The Quality Management Framework

Principles Behind the ISO 9000 Series Standards

The ideas behind the quality management discipline are pretty much common sense.
The International Standards Organisation 9000 series has a good overview of basic principles.
And what they boil down to is this:
- Know who your customers are
- Understand what they value and
- Have a mechanism to deliver that value at the right price
The standards also define quality management.
" coordinated activities to direct and control an organisation with regard to quality"
"... establishment of the quality policy and quality objectives, quality planning, quality control, quality assurance and quality improvement."

Quality Policy Tells Your People You Care

If you're the boss you need to tell your people that you care about quality.

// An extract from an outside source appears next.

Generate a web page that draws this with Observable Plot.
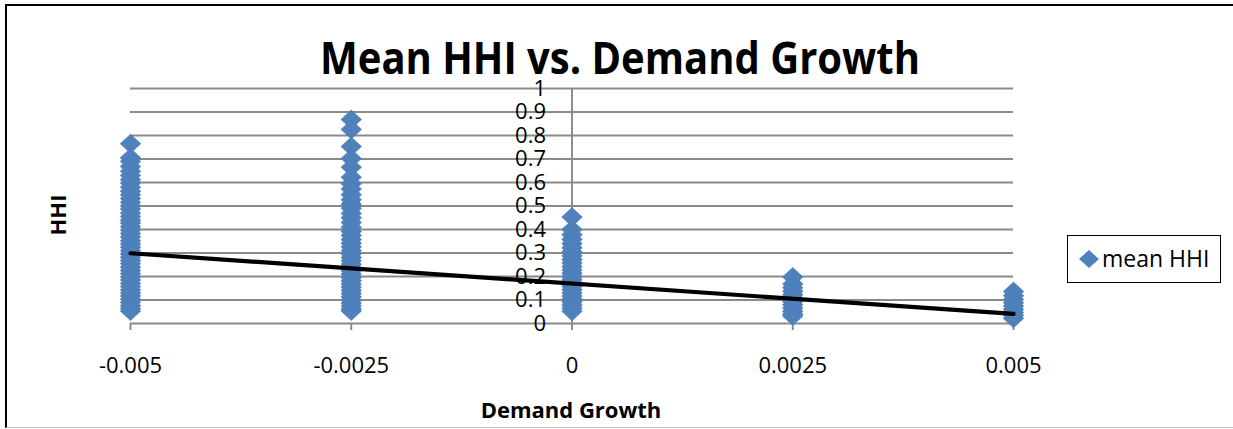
<!DOCTYPE html>
<html>
<head>
<meta charset="utf-8">
<script src="https://cdn.jsdelivr.net/npm/d3@7"></script>
<script src="https://cdn.jsdelivr.net/npm/@observablehq/plot@0.6"></script>
<style>
  body { margin: 0; background: #fff; }
  #chart { position: relative; width: 1233px; height: 429px; overflow: hidden; font-family: "Open Sans", sans-serif; color: #000; }
  #chart svg.plot { position: absolute; left: 0; top: 0; }
  .frame { position: absolute; left: 5px; top: 4px; width: 1240px; height: 424px; border-left: 2.5px solid #000; border-top: 2.5px solid #000; border-bottom: 1px solid #c4c4c4; box-sizing: border-box; }
  .label { position: absolute; white-space: nowrap; line-height: 1.362; transform: translate(-50%, -50%); }
  .legend { position: absolute; left: 1067px; top: 235px; width: 154px; height: 48px; border: 1.6px solid #000; box-sizing: border-box; background: #fff; }
  .legend svg { position: absolute; left: 9px; top: 12px; }
  .legend span { position: absolute; left: 34px; top: 50%; transform: translateY(-50%); font-size: 23px; line-height: 1.362; white-space: nowrap; }
</style>
</head>
<body>
<div id="chart"></div>
<script>
// Demand growth levels and the mean HHI of each run at that level
const growthLevels = [-0.005, -0.0025, 0, 0.0025, 0.005];
const hhiGrowthMinus005 = [0.765, 0.705, 0.690, 0.668, 0.648, 0.630, 0.612, 0.598, 0.580, 0.563, 0.548, 0.532, 0.515, 0.500, 0.487, 0.470, 0.455, 0.440, 0.428, 0.412, 0.398, 0.383, 0.368, 0.352, 0.338, 0.325, 0.310, 0.296, 0.282, 0.268, 0.255, 0.240, 0.226, 0.212, 0.198, 0.185, 0.170, 0.157, 0.143, 0.130, 0.117, 0.103, 0.090, 0.076, 0.064, 0.053];
const hhiGrowthMinus0025 = [0.868, 0.826, 0.753, 0.702, 0.665, 0.622, 0.595, 0.572, 0.548, 0.527, 0.508, 0.490, 0.468, 0.450, 0.430, 0.410, 0.392, 0.375, 0.357, 0.342, 0.326, 0.310, 0.296, 0.281, 0.267, 0.252, 0.238, 0.224, 0.210, 0.196, 0.182, 0.168, 0.155, 0.141, 0.128, 0.114, 0.100, 0.087, 0.074, 0.062, 0.053];
const hhiGrowthZero = [0.453, 0.400, 0.378, 0.358, 0.340, 0.322, 0.305, 0.288, 0.272, 0.257, 0.242, 0.228, 0.214, 0.200, 0.186, 0.172, 0.158, 0.144, 0.130, 0.117, 0.104, 0.091, 0.078, 0.065, 0.052];
const hhiGrowthPlus0025 = [0.198, 0.168, 0.152, 0.137, 0.122, 0.108, 0.094, 0.080, 0.066, 0.052, 0.040, 0.032];
const hhiGrowthPlus005 = [0.136, 0.118, 0.102, 0.088, 0.074, 0.060, 0.047, 0.035, 0.022];

// Linear trend line through the runs (its two end points)
const trendGrowth = [-0.005, 0.005];
const trendHHI = [0.299, 0.041];

// Axis ticks and their labels
const xTicks = [-0.005, -0.0025, 0, 0.0025, 0.005];
const xTickLabels = ["-0.005", "-0.0025", "0", "0.0025", "0.005"];
const yTicks = [0, 0.1, 0.2, 0.3, 0.4, 0.5, 0.6, 0.7, 0.8, 0.9, 1];
const yTickLabels = ["0", "0.1", "0.2", "0.3", "0.4", "0.5", "0.6", "0.7", "0.8", "0.9", "1"];

const titleText = "Mean HHI vs. Demand Growth";
const xTitle = "Demand Growth";
const yTitle = "HHI";
const seriesName = "mean HHI";

const blue = "#4f81bd";
const gridGray = "#8a8a8a";

// Build the point table
const hhiByLevel = [hhiGrowthMinus005, hhiGrowthMinus0025, hhiGrowthZero, hhiGrowthPlus0025, hhiGrowthPlus005];
const runs = growthLevels.flatMap((g, i) => hhiByLevel[i].map(v => ({growth: g, hhi: v})));
const trend = trendGrowth.map((g, i) => ({growth: g, hhi: trendHHI[i]}));

// Diamond marker, slightly wider than tall
const markerDiamond = {
  draw(context, size) {
    const h = Math.sqrt(size / Math.PI) * 0.9;
    const w = h * 1.08;
    context.moveTo(0, -h);
    context.lineTo(w, 0);
    context.lineTo(0, h);
    context.lineTo(-w, 0);
    context.closePath();
  }
};

const plot = Plot.plot({
  width: 1233,
  height: 429,
  marginLeft: 130,
  marginRight: 220,
  marginTop: 88,
  marginBottom: 106,
  style: {fontFamily: "\"Open Sans\", sans-serif", fontSize: "22px", color: "#000", background: "transparent"},
  x: {domain: [-0.005, 0.005]},
  y: {domain: [0, 1]},
  marks: [
    Plot.ruleY(yTicks.slice(1), {stroke: gridGray, strokeWidth: 1.9}),
    Plot.ruleY([0], {stroke: gridGray, strokeWidth: 1.9}),
    Plot.ruleX([0], {y1: 0, y2: 1, stroke: gridGray, strokeWidth: 1.9}),
    Plot.axisX({
      ticks: xTicks,
      tickFormat: (d, i) => xTickLabels[i],
      tickSize: 7,
      tickPadding: 27,
      stroke: gridGray,
      strokeWidth: 1.9,
      fill: "#000",
      fontSize: 22,
      label: null
    }),
    Plot.axisY({ticks: [], label: null}),
    Plot.text(yTicks, {
      x: () => 0,
      y: d => d,
      text: (d, i) => yTickLabels[i],
      dx: -26,
      textAnchor: "end",
      lineAnchor: "middle",
      fontSize: 22,
      fill: "#000"
    }),
    Plot.dot(runs, {x: "growth", y: "hhi", symbol: markerDiamond, r: 10.6, fill: blue, stroke: "#4a7ab5", strokeWidth: 0.6}),
    Plot.line(trend, {x: "growth", y: "hhi", stroke: "#000", strokeWidth: 4.2})
  ]
});

const chart = document.getElementById("chart");
chart.appendChild(plot);

const frame = document.createElement("div");
frame.className = "frame";
chart.appendChild(frame);

function addLabel(text, cx, cy, css) {
  const el = document.createElement("div");
  el.className = "label";
  el.textContent = text;
  el.style.left = cx + "px";
  el.style.top = cy + "px";
  Object.assign(el.style, css);
  chart.appendChild(el);
  return el;
}

addLabel(titleText, 620, 57, {fontSize: "40px", fontWeight: "700", transform: "translate(-50%, -50%) scaleY(1.12)"});
addLabel(xTitle, 571, 410, {fontSize: "22px", fontWeight: "700"});
addLabel(yTitle, 58, 215, {fontSize: "22px", fontWeight: "700", transform: "translate(-50%, -50%) rotate(-90deg)"});

// Legend box
const legend = document.createElement("div");
legend.className = "legend";
legend.innerHTML = `<svg width="24" height="22" viewBox="-12 -11 24 22"><path d="M0,-9L10,0L0,9L-10,0Z" fill="${blue}"/></svg><span></span>`;
legend.querySelector("span").textContent = seriesName;
chart.appendChild(legend);
</script>
</body>
</html>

You can't expect them just to assume it. So you publish a policy that emphasises your focus on customer satisfaction, the process approach to managing activities and the need for everyone to be involved.
Quality planning activities address what you’re going to do about quality for the overall organisation and for each individual project.

Quality Assurance is About Confidence

Quality assurance is really about confidence. Confidence that quality standards will actually be met in the end product.
We develop this confidence by assuring the development process, our work products and the quality management system itself.
Process assurance checks that our development procedures and practices are documented and being followed.
Product assurance demonstrates, as our product is being built, that it will meet the customer’s requirements. For example, in the case of software we confirm that:
- The software requirements address all user needs
- The preliminary design implements all the requirements
- The detailed design fleshes out all elements of the preliminary design
- And the code implements all components of the detailed design
Assuring the quality system means demonstrating that it complies with established best practice as per ISO 9001 and any other standards required by a contract.

Quality Control is About Verification

When we complete a work product we perform quality control; which means we determine if it complies with its specification and any designated standard for best practice. We conduct design reviews, inspections and tests. For example:
- Unit testing verifies that a component complies with its detailed design.
- Integration testing verifies that the integrated system complies with the overall design.
- System test verifies that the system satisfies all user requirements.
- And ultimately, when a system is put into operation, we validate its compliance with the needs of the customer's business.

Quality Improvement is a Never Ending Process

We also need a program of quality improvement. We improve by measuring the quality of our work products and optimising our development processes to eliminate the defects.
Nothing ever stays the same in a business, our customer needs change, we're always using new technologies and government regulation (of course) is a moving feast.
So quality improvement is a continuous process that cycles on forever.
The overall objective of quality management is to optimise our processes so we don’t get defective products. This cuts back on waste and rework and is particularly relevant to software development where we spend our lives reworking bad code.
So that's the quality management framework. It's implemented in unique ways by thousands of companies all over the world.
Each one's unique because you need to tailor your system for the special needs of your customers; and it leaves a lot of room for innovation. So I call it more a FORM than a formula.

Mastering the FORM

To make it work you need to master the FORM in the context of your industry. Just as a jazz musician needs to master the jazz form in his music.

And as you're mastering it, never lose sight of why; and that is: to build an ever growing community of happy and profitable customers.

About this talk

How do you manage software quality? Are there any generally accepted best practices? In this talk Les Chambers summarises the quality management system framework mandated by ISO 9001 Quality management systems - Requirements. He explains how this framework helps us with policy formulation and quality planning, and how it can inform our approach to software quality assurance, quality control and quality improvement.